Amendments to the taxation and superannuation regulations, relating to unclaimed moneys and the calculation of the amount of defined benefit contributions, have been made by the Tax and Superannuation Laws Amendment (2014 Measures No 2) Regulation 2014 (SLI 2014 No 52; registered 16 May 2014).
Method for calculating the amount of defined benefit contributions
The amending regulation amends the Income Tax Assessment Regulations 1997 to provide the meaning of defined benefit contributions and to specify a method of determining an individual’s defined benefit contributions for the 2013-14 financial year and subsequent years, for the purposes of Div 293 of the Income Tax Assessment Act 1997. That Division applies to high income earners, broadly those whose income and concessionally taxed superannuation contributions exceed $300,000 in an income year. Individuals are liable to pay the tax imposed at 15% on certain superannuation contributions that exceed the $300,000 threshold. Subdivision 293-D of the ITAA 1997 provides that an individual’s concessionally taxed superannuation contributions, or the person’s low tax contributions, include notional contributions in respect of defined benefit interests (defined benefit contributions). However, as the actual value of benefits received by an individual from a defined benefit interest can only be known when the benefit is paid, it is necessary to estimate the value of the employer financed benefits that accrue in a financial year for the interest (notional employer contributions) in order to assess liability to Div 293 tax each year.
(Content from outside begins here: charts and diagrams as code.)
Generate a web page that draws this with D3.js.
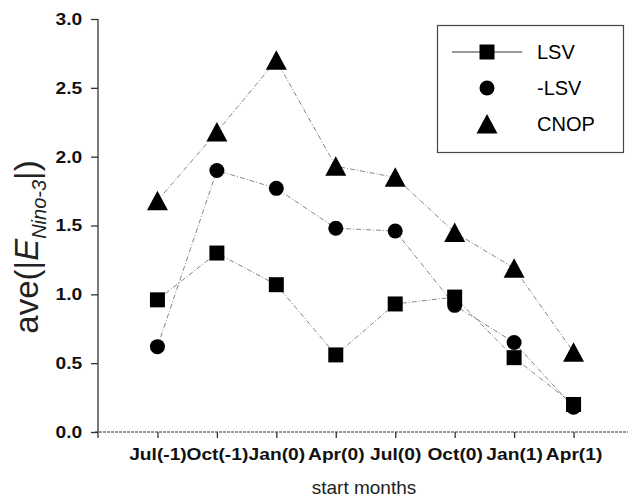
<!DOCTYPE html>
<html>
<head>
<meta charset="utf-8">
<script src="https://cdn.jsdelivr.net/npm/d3@7"></script>
<style>
  html, body { margin: 0; padding: 0; background: #fff; }
  svg { display: block; font-family: "Liberation Sans", Arial, sans-serif; }
</style>
</head>
<body>
<svg id="chart" width="628" height="500"></svg>
<script>
// ---- data ----
const categories = ["Jul(-1)", "Oct(-1)", "Jan(0)", "Apr(0)", "Jul(0)", "Oct(0)", "Jan(1)", "Apr(1)"];
const lsv     = [0.96, 1.30, 1.07, 0.56, 0.93, 0.98, 0.54, 0.20];
const negLsv  = [0.62, 1.90, 1.77, 1.48, 1.46, 0.92, 0.65, 0.18];
const cnop    = [1.68, 2.18, 2.70, 1.93, 1.85, 1.45, 1.19, 0.58];
const yTicks  = [0, 0.5, 1.0, 1.5, 2.0, 2.5, 3.0];
const seriesNames = ["LSV", "-LSV", "CNOP"];

const series = [
  { name: seriesNames[0], values: lsv, shape: "square" },
  { name: seriesNames[1], values: negLsv, shape: "circle" },
  { name: seriesNames[2], values: cnop, shape: "triangle" }
];

const svg = d3.select("#chart");

const x = d3.scaleLinear().domain([0, categories.length + 1]).range([98, 633]);
const y = d3.scaleLinear().domain([0, 3]).range([432, 19]);

function markerPath(shape) {
  if (shape === "square") return d3.symbol().type(d3.symbolSquare).size(15 * 15)();
  if (shape === "circle") return d3.symbol().type(d3.symbolCircle).size(Math.PI * 7.5 * 7.5)();
  return "M0,-10L10.5,9.5L-10.5,9.5Z";
}

// ---- axes ----
const yAxis = d3.axisLeft(y).tickValues(yTicks).tickFormat(d3.format(".1f")).tickSize(7).tickPadding(7);
const gy = svg.append("g").attr("transform", "translate(98,0)").call(yAxis);
gy.select(".domain").remove();
gy.append("line").attr("x1", 0).attr("x2", 0).attr("y1", 19).attr("y2", 438)
  .attr("stroke", "#333").attr("stroke-width", 1.3);
gy.selectAll(".tick line").attr("stroke", "#333").attr("stroke-width", 1.3);
gy.selectAll(".tick text").attr("font-size", 17).attr("font-weight", "bold").attr("fill", "#111")
  .attr("font-family", "Liberation Sans, Arial, sans-serif").attr("transform", "scale(1.13,1)");

const xAxis = d3.axisBottom(x).tickValues(d3.range(1, categories.length + 1))
  .tickFormat(i => categories[i - 1]).tickSize(6).tickPadding(10);
const gx = svg.append("g").attr("transform", "translate(0,432)").call(xAxis);
gx.select(".domain").remove();
gx.append("line").attr("x1", 95).attr("x2", 628).attr("y1", 0).attr("y2", 0)
  .attr("stroke", "#333").attr("stroke-width", 1.2).attr("stroke-dasharray", "3,1");
gx.selectAll(".tick line").attr("stroke", "#333").attr("stroke-width", 1.3);
gx.selectAll(".tick text").attr("font-size", 17).attr("font-weight", "bold").attr("fill", "#111")
  .attr("font-family", "Liberation Sans, Arial, sans-serif").attr("transform", "scale(1.13,1)");

// ---- axis titles ----
svg.append("text").attr("x", 364).attr("y", 494).attr("text-anchor", "middle")
  .attr("font-size", 19).attr("fill", "#222").text("start months");

const yl = svg.append("text").attr("transform", "translate(38,247) rotate(-90)")
  .attr("text-anchor", "middle").attr("font-size", 33).attr("fill", "#222");
yl.append("tspan").text("ave(|");
yl.append("tspan").attr("font-style", "italic").text("E");
yl.append("tspan").attr("font-style", "italic").attr("font-size", 20).attr("dy", 8).text("Nino-3");
yl.append("tspan").attr("dy", -8).text("|)");

// ---- lines ----
const line = d3.line().x((d, i) => x(i + 1)).y(d => y(d));
series.forEach(s => {
  svg.append("path").datum(s.values).attr("d", line)
    .attr("fill", "none").attr("stroke", "#777").attr("stroke-width", 0.9)
    .attr("stroke-dasharray", "5,2,1,2");
});

// ---- markers ----
series.forEach(s => {
  svg.append("g").selectAll("path").data(s.values).join("path")
    .attr("d", markerPath(s.shape))
    .attr("transform", (d, i) => `translate(${x(i + 1)},${y(d)})`)
    .attr("fill", "#000");
});

// ---- legend ----
const lg = svg.append("g");
lg.append("rect").attr("x", 437.5).attr("y", 25.5).attr("width", 186).attr("height", 127)
  .attr("fill", "#fff").attr("stroke", "#444").attr("stroke-width", 1.2);
const rowY = [52, 88, 124];
series.forEach((s, i) => {
  if (i === 0) {
    lg.append("line").attr("x1", 452).attr("x2", 522).attr("y1", rowY[i]).attr("y2", rowY[i])
      .attr("stroke", "#333").attr("stroke-width", 1);
  }
  lg.append("path").attr("d", markerPath(s.shape))
    .attr("transform", `translate(487,${rowY[i]})`).attr("fill", "#000");
  lg.append("text").attr("x", 537).attr("y", rowY[i] + 7).attr("font-size", 20)
    .attr("fill", "#000").text(s.name);
});
</script>
</body>
</html>
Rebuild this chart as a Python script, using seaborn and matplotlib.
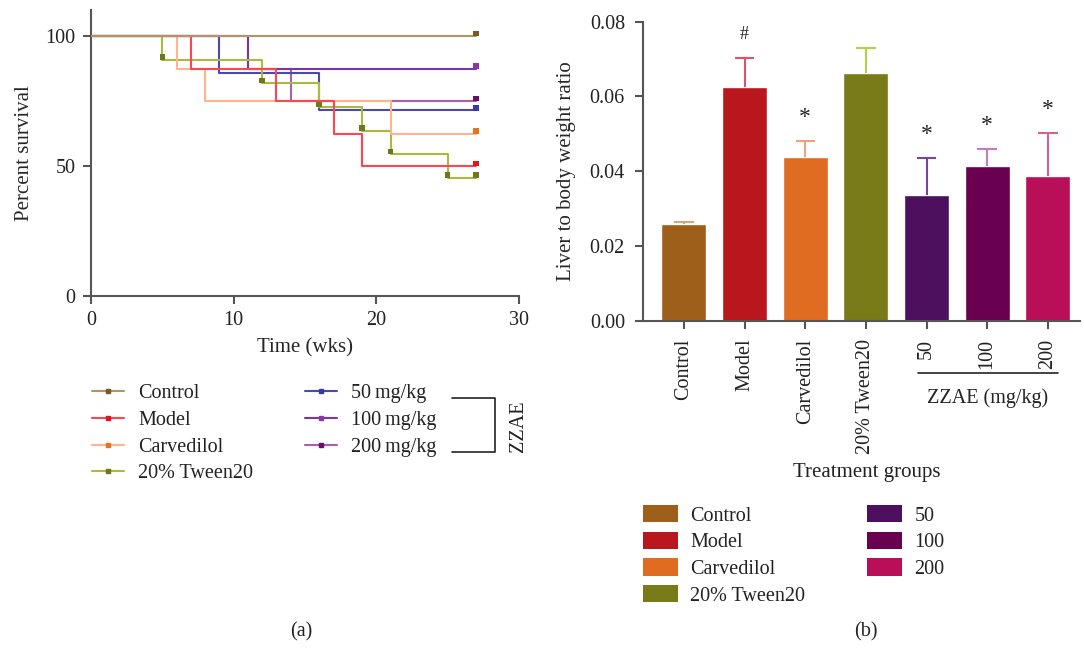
import numpy as np
import pandas as pd
import matplotlib
matplotlib.use("Agg")
import matplotlib.pyplot as plt
import seaborn as sns
from matplotlib.lines import Line2D
from matplotlib.patches import Patch

# ---------------- data ----------------
groups = ["Control", "Model", "Carvedilol", "20% Tween20", "50", "100", "200"]
surv_labels = ["Control", "Model", "Carvedilol", "20% Tween20",
               "50\u2009mg/kg", "100\u2009mg/kg", "200\u2009mg/kg"]

# Kaplan-Meier steps (weeks, percent survival)
ctrl_t = [0, 27];                       ctrl_s = [100, 100]
model_t = [0, 7, 13, 17, 19, 27];       model_s = [100, 87.5, 75, 62.5, 50, 50]
carv_t = [0, 6, 8, 21, 27];             carv_s = [100, 87.5, 75, 62.5, 62.5]
tween_t = [0, 5, 12, 16, 19, 21, 25, 27]
tween_s = [100, 90.9, 81.8, 72.7, 63.6, 54.5, 45.5, 45.5]
z50_t = [0, 9, 16, 27];                 z50_s = [100, 85.7, 71.4, 71.4]
z100_t = [0, 11, 27];                   z100_s = [100, 87.5, 87.5]
z200_t = [0, 11, 14, 27];               z200_s = [100, 87.5, 75, 75]

# Liver / body weight ratio
ratio_mean = [0.0258, 0.0625, 0.0437, 0.0662, 0.0335, 0.0413, 0.0386]
ratio_err = [0.0007, 0.0078, 0.0044, 0.0067, 0.0101, 0.0046, 0.0115]
sig_marks = ["", "#", "*", "", "*", "*", "*"]

# ---------------- style ----------------
sns.set_style("ticks")
plt.rcParams["font.family"] = ["Liberation Serif", "DejaVu Serif"]
plt.rcParams["font.size"] = 14.5
plt.rcParams["axes.edgecolor"] = "#555555"
plt.rcParams["xtick.color"] = "#555555"
plt.rcParams["ytick.color"] = "#555555"
plt.rcParams["xtick.labelcolor"] = "#222222"
plt.rcParams["ytick.labelcolor"] = "#222222"
plt.rcParams["text.color"] = "#222222"

line_cols = ["#B49466", "#FF4452", "#FFB48C", "#ABBA3C", "#4A4AAA", "#7A36A2", "#A860AE"]
mark_cols = ["#7A5A20", "#E21424", "#E47424", "#6E7818", "#3838AA", "#8A36AA", "#6A0E62"]
bar_cols = ["#9E5F1B", "#B9161D", "#E06C21", "#787B17", "#4C105E", "#6A0050", "#B80F58"]
err_cols = ["#CDAA80", "#E2506A", "#F4A080", "#B4D048", "#7244A4", "#C07EC2", "#D0648E"]

W, H = 1084, 652
fig = plt.figure(figsize=(W / 100, H / 100), dpi=100)

def fx(p):
    return p / W

def fy(p):
    return 1 - p / H

# ---------------- (a) survival ----------------
ax1 = fig.add_axes([fx(91), fy(296), fx(519 - 91), (296 - 10) / H])
series = [(ctrl_t, ctrl_s), (model_t, model_s), (carv_t, carv_s), (tween_t, tween_s),
          (z50_t, z50_s), (z100_t, z100_s), (z200_t, z200_s)]
draw_order = [6, 5, 4, 3, 2, 1, 0]
for i in draw_order:
    t, s = series[i]
    df = pd.DataFrame({"t": t, "s": s})
    sns.lineplot(data=df, x="t", y="s", drawstyle="steps-post", color=line_cols[i],
                 lw=1.5, estimator=None, sort=False, ax=ax1, zorder=2 + (i == 0))
    # censor marks at end
    sns.scatterplot(x=[t[-1]], y=[s[-1] + 1.0], marker="s", s=16, color=mark_cols[i],
                    edgecolor="none", ax=ax1, zorder=5)
# tween marks at each drop
tw = pd.DataFrame({"t": tween_t[1:-1], "s": np.array(tween_s[1:-1]) + 1.0})
sns.scatterplot(data=tw, x="t", y="s", marker="s", s=16, color=mark_cols[3],
                edgecolor="none", ax=ax1, zorder=5)

ax1.set_xlim(0, 30)
ax1.set_ylim(0, 110)
ax1.set_xticks([0, 10, 20, 30])
ax1.set_yticks([0, 50, 100])
ax1.set_xlabel("Time (wks)", fontsize=15, labelpad=6)
ax1.set_ylabel("Percent survival", fontsize=15, labelpad=8)
ax1.tick_params(length=6, width=1.5, labelsize=14.5, pad=5)
for sp in ["left", "bottom"]:
    ax1.spines[sp].set_linewidth(1.5)
sns.despine(ax=ax1)

# legends for (a)
def surv_handle(i):
    return Line2D([0], [0], color=line_cols[i], lw=1.5, marker="s", markersize=3.5,
                  markerfacecolor=mark_cols[i], markeredgecolor=mark_cols[i])

lg_kw = dict(frameon=False, fontsize=14.5, handlelength=1.6, handletextpad=0.7,
             labelspacing=0.38, borderpad=0, borderaxespad=0, loc="upper left")
fig.legend([surv_handle(i) for i in range(4)], surv_labels[:4],
           bbox_to_anchor=(fx(92), fy(384)), **lg_kw)
fig.legend([surv_handle(i) for i in range(4, 7)], surv_labels[4:],
           bbox_to_anchor=(fx(305), fy(384)), **lg_kw)
# bracket
fig.add_artist(Line2D([fx(452), fx(495), fx(495), fx(452)],
                      [fy(398), fy(398), fy(452), fy(452)], color="#222222", lw=1.2))
fig.text(fx(518), fy(426), "ZZAE", rotation=90, ha="center", va="center", fontsize=14.5)
fig.text(fx(301), fy(632), "(a)", ha="center", va="center", fontsize=14.5)

# ---------------- (b) bars ----------------
ax2 = fig.add_axes([fx(643), fy(320.5), fx(1080 - 643), (320.5 - 21.7) / H])
bdf = pd.DataFrame({"group": groups, "ratio": ratio_mean})
sns.barplot(data=bdf, x="group", y="ratio", hue="group", palette=bar_cols,
            legend=False, width=0.74, saturation=1, errorbar=None, ax=ax2, zorder=2)
cap_half = 0.16
for i in range(len(groups)):
    top = ratio_mean[i] + ratio_err[i]
    ax2.vlines(i, ratio_mean[i], top, color=err_cols[i], lw=1.5, zorder=3)
    ax2.hlines(top, i - cap_half, i + cap_half, color=err_cols[i], lw=1.5, zorder=3)
for i, m in enumerate(sig_marks):
    if m:
        ax2.annotate(m, (i, ratio_mean[i] + ratio_err[i]), xytext=(0, 17),
                     textcoords="offset points", ha="center", va="center",
                     fontsize=17 if m == "*" else 13)
ax2.set_xlim(-0.675, 6.53)
ax2.set_ylim(0, 0.08)
ax2.set_yticks([0, 0.02, 0.04, 0.06, 0.08])
ax2.set_yticklabels(["0.00", "0.02", "0.04", "0.06", "0.08"])
ax2.set_xticks(range(len(groups)))
ax2.set_xticklabels(groups, rotation=90, va="top", ha="center")
ax2.set_xlabel("")
ax2.set_ylabel("Liver to body weight ratio", fontsize=15, labelpad=10)
ax2.tick_params(length=6, width=1.5, labelsize=14.5, pad=7)
for sp in ["left", "bottom"]:
    ax2.spines[sp].set_linewidth(1.5)
sns.despine(ax=ax2)

fig.add_artist(Line2D([fx(918), fx(1058)], [fy(373), fy(373)], color="#222222", lw=1.2))
fig.text(fx(988), fy(398), "ZZAE (mg/kg)", ha="center", va="center", fontsize=14.5)
fig.text(fx(867), fy(473), "Treatment groups", ha="center", va="center", fontsize=15)

bar_handles = [Patch(facecolor=c, edgecolor="none") for c in bar_cols]
lgb_kw = dict(frameon=False, fontsize=14.5, handlelength=1.75, handleheight=0.95,
              handletextpad=0.6, labelspacing=0.3, borderpad=0, borderaxespad=0,
              loc="upper left")
fig.legend(bar_handles[:4], groups[:4], bbox_to_anchor=(fx(643), fy(505)), **lgb_kw)
fig.legend(bar_handles[4:], groups[4:], bbox_to_anchor=(fx(867), fy(505)), **lgb_kw)
fig.text(fx(866), fy(632), "(b)", ha="center", va="center", fontsize=14.5)

fig.savefig("out.png", dpi=100)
The Superannuation (Unclaimed Money and Lost Members) Act 1999 establishes a scheme for the administration of superannuation accounts that are considered to be “unclaimed money” or “lost member” accounts. Unclaimed money or lost member accounts are required to be reported, and in some circumstances, paid to the Commissioner.
Public sector superannuation schemes can elect to be prescribed for any or all of the elements of the unclaimed money scheme. The amending regulation prescribes certain South Australian public sector superannuation schemes for this purpose.
CPI and Treasury bond rate definitions
A superannuation provider must pay amounts of unclaimed money to the Commissioner, which may be claimed back by the member. In certain circumstances, interest is payable by the Commissioner on unclaimed money re-claimed by the member. The Superannuation (Unclaimed Money and Lost Members) Regulations 1999 prescribe the meaning of "interest rate", which is based on the “Treasury bond rate” and “CPI”.
It seems that the definitions of “Treasury bond rate” and “CPI” were inadvertently omitted from the regulations by a previous amending regulation. This amending regulation re-inserts these definitions.